Achei uma bizarrice do Novo - Mais prazo para continuar pagando menos para as mulheres, é sério isso?
E outra da mais nova presidente da Comissão de Inconstitucionalidade e Injustiça - Mulheres não se interessam por política e por isso não precisam de cotas, é sério isso? Ainda bem que tem gente que pensa diferente.
Fora isso, tem coisas legais da nossa pequenina bancada progressista - Como o Programa de Segurança e Acolhimento à Mulher, de Pedro Uczai. Tem também a proposta de implantação de medidas de informação e proteção à gestante e parturiente contra a violência obstétrica, da Ana Paula Lima.
Deu ruim
Zanatta perdeu de novo - A bolsonarista Julia Zanatta perdeu mais uma ação na justiça em que interpelava Leonel Camasão por seus posts combativos nas redes sociais.
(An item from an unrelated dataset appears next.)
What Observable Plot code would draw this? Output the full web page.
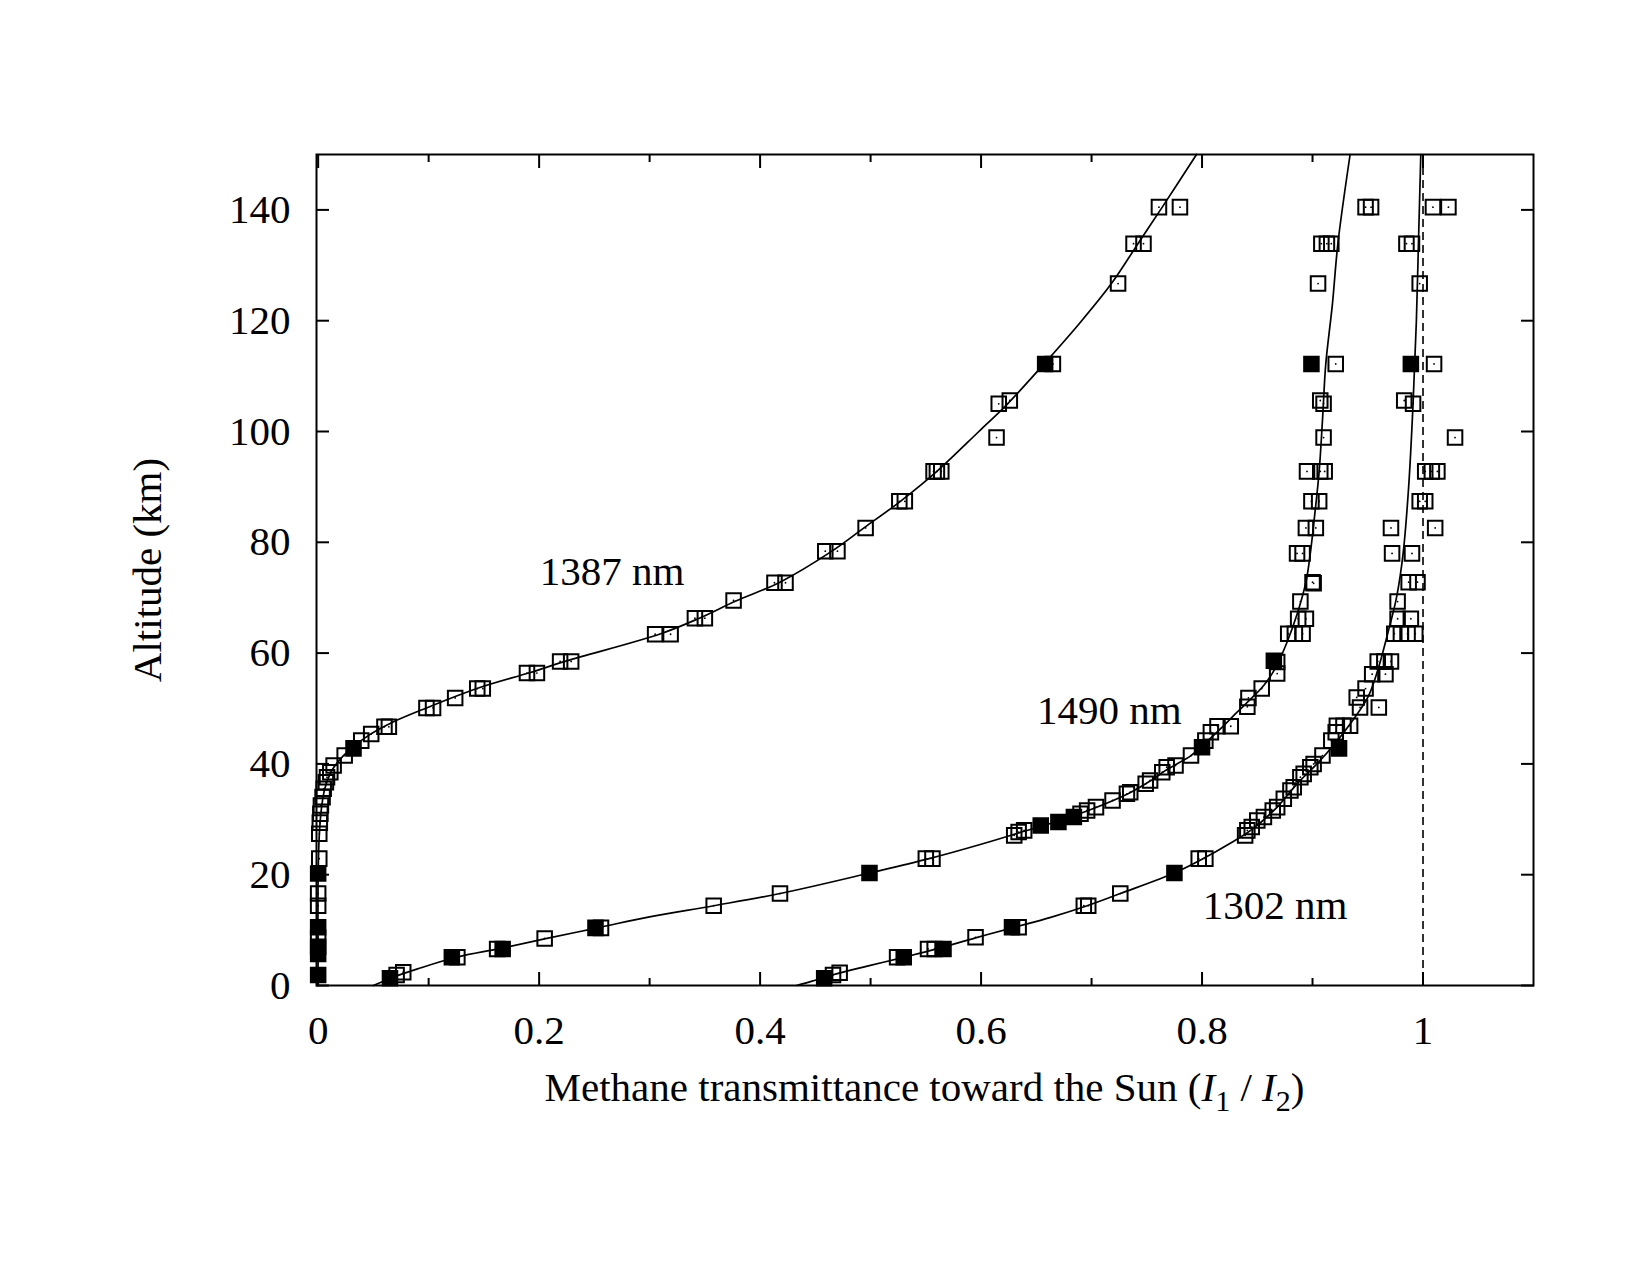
<!DOCTYPE html>
<html>
<head>
<meta charset="utf-8">
<script src="https://cdn.jsdelivr.net/npm/d3@7"></script>
<script src="https://cdn.jsdelivr.net/npm/@observablehq/plot@0.6"></script>
<style>
  body { margin: 0; background: #fff; }
  svg { display: block; }
</style>
</head>
<body>
<div id="chart"></div>
<script>
// ---- tick values ----
const xTicks = [0, 0.2, 0.4, 0.6, 0.8, 1];
const xMinorTicks = [0.1, 0.3, 0.5, 0.7, 0.9];
const yTicks = [0, 20, 40, 60, 80, 100, 120, 140];

// ---- measured points: [transmittance, altitude km, filled(1)/open(0)] ----
const points1387 = [
  [0.000, 1.9, 1], [0.000, 5.7, 1], [0.000, 7.0, 1], [0.000, 8.6, 0], [0.000, 10.5, 1],
  [0.000, 14.4, 0], [0.000, 16.6, 0], [0.000, 20.2, 1], [0.001, 22.9, 0],
  [0.001, 27.4, 0], [0.0015, 29.4, 0], [0.002, 31.0, 0], [0.0025, 32.5, 0], [0.004, 34.0, 0],
  [0.005, 35.5, 0], [0.007, 36.7, 0], [0.008, 37.6, 0], [0.011, 38.5, 0], [0.014, 39.7, 0],
  [0.024, 41.5, 0], [0.032, 42.8, 1], [0.039, 44.2, 0], [0.048, 45.4, 0], [0.060, 46.7, 0],
  [0.064, 46.7, 0], [0.098, 50.1, 0], [0.104, 50.1, 0], [0.124, 51.9, 0], [0.144, 53.6, 0],
  [0.149, 53.6, 0], [0.189, 56.4, 0], [0.198, 56.4, 0], [0.219, 58.5, 0], [0.229, 58.5, 0],
  [0.305, 63.4, 0], [0.319, 63.4, 0], [0.341, 66.3, 0], [0.350, 66.3, 0], [0.376, 69.5, 0],
  [0.413, 72.7, 0], [0.423, 72.7, 0], [0.459, 78.4, 0], [0.470, 78.4, 0], [0.4955, 82.6, 0],
  [0.526, 87.4, 0], [0.531, 87.4, 0], [0.557, 92.8, 0], [0.560, 92.8, 0], [0.564, 92.8, 0],
  [0.614, 98.9, 0], [0.616, 105.0, 0], [0.626, 105.6, 0], [0.658, 112.2, 1], [0.665, 112.2, 0],
  [0.724, 126.7, 0], [0.738, 133.9, 0], [0.747, 133.9, 0], [0.761, 140.5, 0], [0.780, 140.5, 0]
];
const points1490 = [
  [0.065, 1.3, 1], [0.071, 1.9, 0], [0.077, 2.4, 0], [0.121, 5.1, 1], [0.126, 5.1, 0],
  [0.162, 6.6, 0], [0.167, 6.6, 1], [0.205, 8.5, 0], [0.251, 10.4, 1], [0.256, 10.4, 0],
  [0.358, 14.4, 0], [0.418, 16.6, 0], [0.499, 20.3, 1], [0.550, 22.9, 0], [0.556, 22.9, 0],
  [0.630, 27.1, 0], [0.634, 27.7, 0], [0.639, 28.0, 0], [0.654, 28.9, 1], [0.670, 29.5, 1],
  [0.684, 30.4, 1], [0.690, 31.0, 0], [0.696, 31.6, 0], [0.704, 32.2, 0], [0.719, 33.4, 0],
  [0.732, 34.6, 0], [0.735, 34.9, 0], [0.749, 36.4, 0], [0.753, 37.0, 0], [0.764, 38.5, 0],
  [0.768, 39.4, 0], [0.776, 39.7, 0], [0.790, 41.5, 0], [0.800, 43.0, 1], [0.803, 44.2, 0],
  [0.808, 45.7, 0], [0.814, 46.8, 0], [0.826, 46.8, 0], [0.841, 50.3, 0], [0.842, 51.9, 0],
  [0.854, 53.6, 0], [0.868, 56.3, 0], [0.865, 58.6, 1], [0.868, 58.4, 0], [0.878, 63.5, 0],
  [0.884, 63.5, 0], [0.891, 63.5, 0], [0.887, 66.2, 0], [0.894, 66.2, 0], [0.889, 69.3, 0],
  [0.900, 72.8, 0], [0.901, 72.6, 0], [0.886, 78.0, 0], [0.891, 78.0, 0], [0.894, 82.6, 0],
  [0.903, 82.6, 0], [0.899, 87.4, 0], [0.906, 87.4, 0], [0.895, 92.8, 0], [0.907, 92.8, 0],
  [0.911, 92.8, 0], [0.910, 98.9, 0], [0.907, 105.6, 0], [0.910, 105.0, 0], [0.899, 112.2, 1],
  [0.921, 112.2, 0], [0.905, 126.7, 0], [0.908, 133.9, 0], [0.913, 133.9, 0], [0.917, 133.9, 0],
  [0.948, 140.5, 0], [0.953, 140.5, 0]
];
const points1302 = [
  [0.458, 1.3, 1], [0.466, 1.9, 0], [0.472, 2.3, 0], [0.524, 5.1, 0], [0.530, 5.1, 1],
  [0.552, 6.6, 0], [0.558, 6.6, 0], [0.566, 6.6, 1], [0.595, 8.7, 0], [0.628, 10.5, 1],
  [0.634, 10.5, 0], [0.693, 14.4, 0], [0.697, 14.4, 0], [0.726, 16.6, 0], [0.775, 20.3, 1],
  [0.797, 22.9, 0], [0.803, 22.9, 0], [0.839, 27.1, 0], [0.841, 28.0, 0], [0.845, 28.6, 0],
  [0.850, 29.8, 0], [0.856, 30.4, 0], [0.864, 31.6, 0], [0.868, 32.2, 0], [0.874, 33.7, 0],
  [0.880, 35.2, 0], [0.883, 35.8, 0], [0.889, 37.6, 0], [0.892, 38.2, 0], [0.898, 39.4, 0],
  [0.901, 40.0, 0], [0.909, 41.5, 0], [0.924, 42.8, 1], [0.917, 44.2, 0], [0.921, 45.7, 0],
  [0.922, 46.9, 0], [0.928, 46.9, 0], [0.934, 46.9, 0], [0.943, 50.2, 0], [0.960, 50.2, 0],
  [0.940, 52.0, 0], [0.948, 53.6, 0], [0.954, 56.2, 0], [0.966, 56.2, 0], [0.959, 58.5, 0],
  [0.965, 58.5, 0], [0.971, 58.5, 0], [0.974, 63.5, 0], [0.980, 63.5, 0], [0.986, 63.5, 0],
  [0.993, 63.5, 0], [0.977, 66.2, 0], [0.989, 66.2, 0], [0.977, 69.3, 0], [0.987, 72.8, 0],
  [0.995, 72.8, 0], [0.972, 78.0, 0], [0.990, 78.0, 0], [0.971, 82.6, 0], [1.011, 82.6, 0],
  [0.997, 87.4, 0], [1.002, 87.4, 0], [1.002, 92.8, 0], [1.008, 92.8, 0], [1.013, 92.8, 0],
  [1.029, 98.9, 0], [0.983, 105.6, 0], [0.991, 105.0, 0], [0.989, 112.2, 1], [1.010, 112.2, 0],
  [0.997, 126.7, 0], [0.985, 133.9, 0], [0.990, 133.9, 0], [1.009, 140.5, 0], [1.023, 140.5, 0]
];

// ---- fitted model curves: [transmittance, altitude km] ----
const fit1387 = [
  [0.000, 0], [0.000, 20], [0.001, 27], [0.003, 32], [0.006, 35.5], [0.011, 38.3],
  [0.018, 40.4], [0.030, 42.8], [0.046, 45.2], [0.066, 47.4], [0.098, 50.1], [0.145, 53.7],
  [0.192, 56.5], [0.225, 58.6], [0.310, 63.5], [0.345, 66.3], [0.378, 69.4], [0.418, 72.8],
  [0.465, 78.4], [0.494, 82.6], [0.527, 87.4], [0.560, 92.8], [0.598, 100], [0.624, 105],
  [0.657, 112.2], [0.689, 119.5], [0.718, 126.7], [0.742, 133.9], [0.764, 140.5], [0.795, 150]
];
const fit1490 = [
  [0.050, 0], [0.068, 1.5], [0.090, 3], [0.125, 5.1], [0.165, 6.7], [0.207, 8.5],
  [0.255, 10.5], [0.300, 12.4], [0.358, 14.4], [0.418, 16.6], [0.499, 20.3], [0.553, 22.9],
  [0.600, 25.5], [0.635, 27.6], [0.670, 29.7], [0.700, 31.8], [0.733, 34.6], [0.753, 36.9],
  [0.770, 39.2], [0.790, 41.5], [0.802, 43.6], [0.818, 46.6], [0.832, 49.4], [0.843, 51.5],
  [0.856, 54.2], [0.867, 57.5], [0.877, 62], [0.886, 67], [0.894, 72.8], [0.898, 78],
  [0.902, 85], [0.906, 92.8], [0.909, 102], [0.912, 112.2], [0.918, 123], [0.923, 134], [0.934, 150]
];
const fit1302 = [
  [0.433, 0], [0.447, 0.8], [0.465, 1.9], [0.497, 3.5], [0.528, 5.0], [0.560, 6.6],
  [0.595, 8.6], [0.630, 10.5], [0.663, 12.3], [0.696, 14.4], [0.726, 16.6], [0.776, 20.4],
  [0.802, 23.0], [0.824, 25.5], [0.844, 28], [0.868, 32.2], [0.886, 36.4], [0.904, 40],
  [0.920, 43.6], [0.934, 47.2], [0.950, 52], [0.959, 56.9], [0.968, 63.5], [0.976, 70],
  [0.982, 78], [0.987, 90], [0.991, 105], [0.994, 120], [0.996, 135], [0.998, 150]
];

// ---- curve labels: [text, transmittance, altitude] ----
const curveLabels = [
  ["1387 nm", 0.266, 74.6],
  ["1490 nm", 0.716, 49.6],
  ["1302 nm", 0.866, 14.4]
];
const referenceLine = [1];

// ---- build tables ----
const series = [["1387", points1387, fit1387], ["1490", points1490, fit1490], ["1302", points1302, fit1302]];
const pts = series.flatMap(([s, p]) => p.map(([x, y, f]) => ({s, x, y, f})));
const fits = series.flatMap(([s, , c]) => c.map(([x, y]) => ({s, x, y})));
const openPts = pts.filter(d => !d.f);
const filledPts = pts.filter(d => d.f);
const labels = curveLabels.map(([t, x, y]) => ({t, x, y}));

const W = 1650, H = 1275, mL = 316, mR = 117, mT = 154, mB = 290;
const font = "'Liberation Serif', 'Times New Roman', serif";
const tickStyle = {fill: "none", strokeWidth: 2};
const markerR = 8.2;

const plot = Plot.plot({
  width: W, height: H,
  marginLeft: mL, marginRight: mR, marginTop: mT, marginBottom: mB,
  style: {fontFamily: font, fontSize: "41px", background: "white", color: "black"},
  x: {domain: [-0.0015, 1.1], label: null},
  y: {domain: [0, 150], label: null},
  marks: [
    Plot.ruleX(referenceLine, {strokeDasharray: "8,5", strokeWidth: 1.6}),
    Plot.line(fits, {x: "x", y: "y", z: "s", curve: "catmull-rom", strokeWidth: 1.7, stroke: "black"}),
    Plot.dot(openPts, {x: "x", y: "y", symbol: "square", r: markerR, stroke: "black", strokeWidth: 2, fill: "none"}),
    Plot.dot(openPts, {x: "x", y: "y", r: 0.9, fill: "black", stroke: "none"}),
    Plot.dot(filledPts, {x: "x", y: "y", symbol: "square", r: markerR, stroke: "black", strokeWidth: 2, fill: "black"}),
    Plot.text(labels, {x: "x", y: "y", text: "t", textAnchor: "middle", lineAnchor: "middle", fill: "black"}),
    Plot.frame({strokeWidth: 2}),
    Plot.axisX(xTicks, {anchor: "bottom", tickSize: -13, ...tickStyle}),
    Plot.axisX(xMinorTicks, {anchor: "bottom", tickSize: -7, ...tickStyle}),
    Plot.axisX(xTicks, {anchor: "top", tickSize: -13, ...tickStyle}),
    Plot.axisX(xMinorTicks, {anchor: "top", tickSize: -7, ...tickStyle}),
    Plot.axisY(yTicks, {anchor: "left", tickSize: -13, ...tickStyle}),
    Plot.axisY(yTicks, {anchor: "right", tickSize: -13, ...tickStyle}),
    Plot.axisX(xTicks, {anchor: "bottom", tickSize: 0, tickPadding: 29, tickFormat: d => String(d), fill: "black"}),
    Plot.axisY(yTicks, {anchor: "left", tickSize: 0, tickPadding: 26, tickFormat: d => String(d), fill: "black"}),
    Plot.text(["Altitude (km)"], {frameAnchor: "left", dx: -169, rotate: -90, textAnchor: "middle", lineAnchor: "middle", fill: "black"})
  ]
});

// x-axis title with italic I and subscripts
const svg = d3.select(plot);
const t = svg.append("text")
  .attr("x", (mL + W - mR) / 2)
  .attr("y", 1101)
  .attr("text-anchor", "middle")
  .attr("font-family", font)
  .attr("font-size", 41)
  .attr("fill", "black");
t.append("tspan").text("Methane transmittance toward the Sun (");
t.append("tspan").attr("font-style", "italic").text("I");
t.append("tspan").attr("font-size", 30).attr("dy", 10).text("1");
t.append("tspan").attr("dy", -10).text(" / ");
t.append("tspan").attr("font-style", "italic").text("I");
t.append("tspan").attr("font-size", 30).attr("dy", 10).text("2");
t.append("tspan").attr("dy", -10).text(")");

document.getElementById("chart").appendChild(plot);
</script>
</body>
</html>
A deputada tem utilizado a justiça com bastante recorrência para tentar intimidar seus críticos: essa semana mesmo um professor expôs no Youtube a estratégia. Dessa vez, ela usou uma lei feminista, de garantia de direitos da mulher, mesmo sendo uma crítica do movimento. Incoerência que chama?
Jorginho Mello e os filhos de novo - Essa newsletter deixa de ser temática aqui, porque é impossível não comentar que o filho do Jorginho Mello - dessa vez o Bruno, não o Filipe - lançou com pompa um curso de pós-graduação na Univali, uma das contempladas pelo projeto biolonário de financiamento das universidades pagas. Onde está o erro nisso?
Bom, que a família do governador é a mais talentosa e competente do estado a gente já sabe, mas qual seria a chance de uma universidade que está recebendo gordas verbas do governo de recusar uma proposta de pós-graduação liderada pelo filho de Jorginho Mello?
Considerações afinais
Hoje é o dia internacional da mulher e felizmente eu vou encerrar essa newsletter saudando e agradecendo aquelas que andam junto na luta por um lugar melhor e mais justo pra nós e pras nossas meninas. Saudações às mulheres que ocupam espaço na política, na ciência, que disputam espaço nas redes e no cotidiano, às que colocam seu corpo e seus direitos em risco pela sobrevivência de tantas outras.
Um beijo e um abraço carinhoso, com a certeza de que precisamos de um feminismo interseccional. Nós, mulheres, não somos iguais e quando ocupamos um lugar de privilégio devemos buscar e puxar aquelas que ainda não nos alcançaram.